To this day I don't know why.

She just...unfriended me.

That happens a lot in Facebook, and while a lot of times we might not notice, a lot of friends are like Bridget: people we've invested in and we notice when they vanish.

At least, though, Bridget knew why I wanted to be friends with her -- something she might not have if I'd just sent a friend request to her in Facebook.

I admit I have more than a couple of friendship requests sitting in queue, awaiting response from me. Unfortunately, at this time, I can only accept or ignore.

I wish I could instead have a conversation -- who are you, and why did you want to friend me in Facebook?

Here's what I think:

1. Don't ever send a blank friend request unless you are absolutely positive the person knows who you are, and even then, it's best to include a brief message about why you want to be Facebook friends.

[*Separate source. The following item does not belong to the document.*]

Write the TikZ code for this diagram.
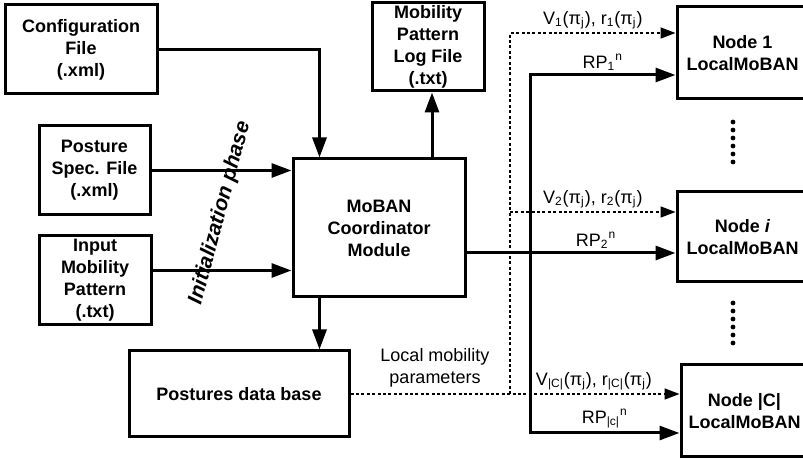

2. Don't hate on people for what they post. Instead, let it expand your horizons, even if only for a laugh (ahem FARMVILLE ahem) or to cause you to think through your own closely held beliefs or political positions. (By the same token, don't post hate. You don't need hate to be critical in your thinking.)

3. Don't hate on someone's status. Unless someone specifically opens a discussion, clearly, and invites debate and disagreement, think about it: posting something hypercritical or worse on someone's wall is walking into their party and dissing them loudly, publicly. I can take discussion and even disagreement as well as the next person, or even better (since I sort of thrive on it) but the time someone posted "COWARD, you're a horrid mom" in reply to one of my blog links was not a good moment. I know it said more about her than about me, but still, I was left with this ugly mean thing in my space, on my wall. It was a quandary: be a big girl and leave it or delete it? I've even been the bad guy. I posted something I intended to be funny and instead it offended. My friend deleted the entire thread, but notified me via private message. It was very civil, and I think a fair enough act. I appreciated being notified, took the chance to apologize, and vowed to be more cautious and thoughtful going forward. You don't have to be a yes man or agreeable at all times, but try disagreeing diplomatically, which might mean privately. And never be afraid to ask: is this open for discussion, even if it includes disagreeing?

4. If someone puts up a new profile photo feel free to tell that person how great they look. Take any opportunity to send some love to people.

5. Let friendships, real ones, and even lightweight Facebook ones, be the measure of your commitment to relating to others. If you make the decision to unfriend, that's an action -- it's not a case of a blow up or fade away. The worst hurts I've ever seen from anyone is when they get dumped by someone they care about and don't know why. Have the courtesy to let the other person know, in a kind way, if you think they'll notice your departure. Don't leave someone hanging at the play gym looking for you for two hours. If you've been a silent lurker, maybe fading away is best. But if it's someone you've interacted with and something causes you to decide to unfriend, talk to the other person first. Maybe it can be salvaged. Maybe not. Either way, you won't just POOF! vanish.

Real friends might last a sprint or a marathon's length of time. The real mark of a friend, though, is someone who make communicating with you something valuable and important.


Magpie said…
I did so enjoy sending you an envelope full of leaves. That was valuable and important, right?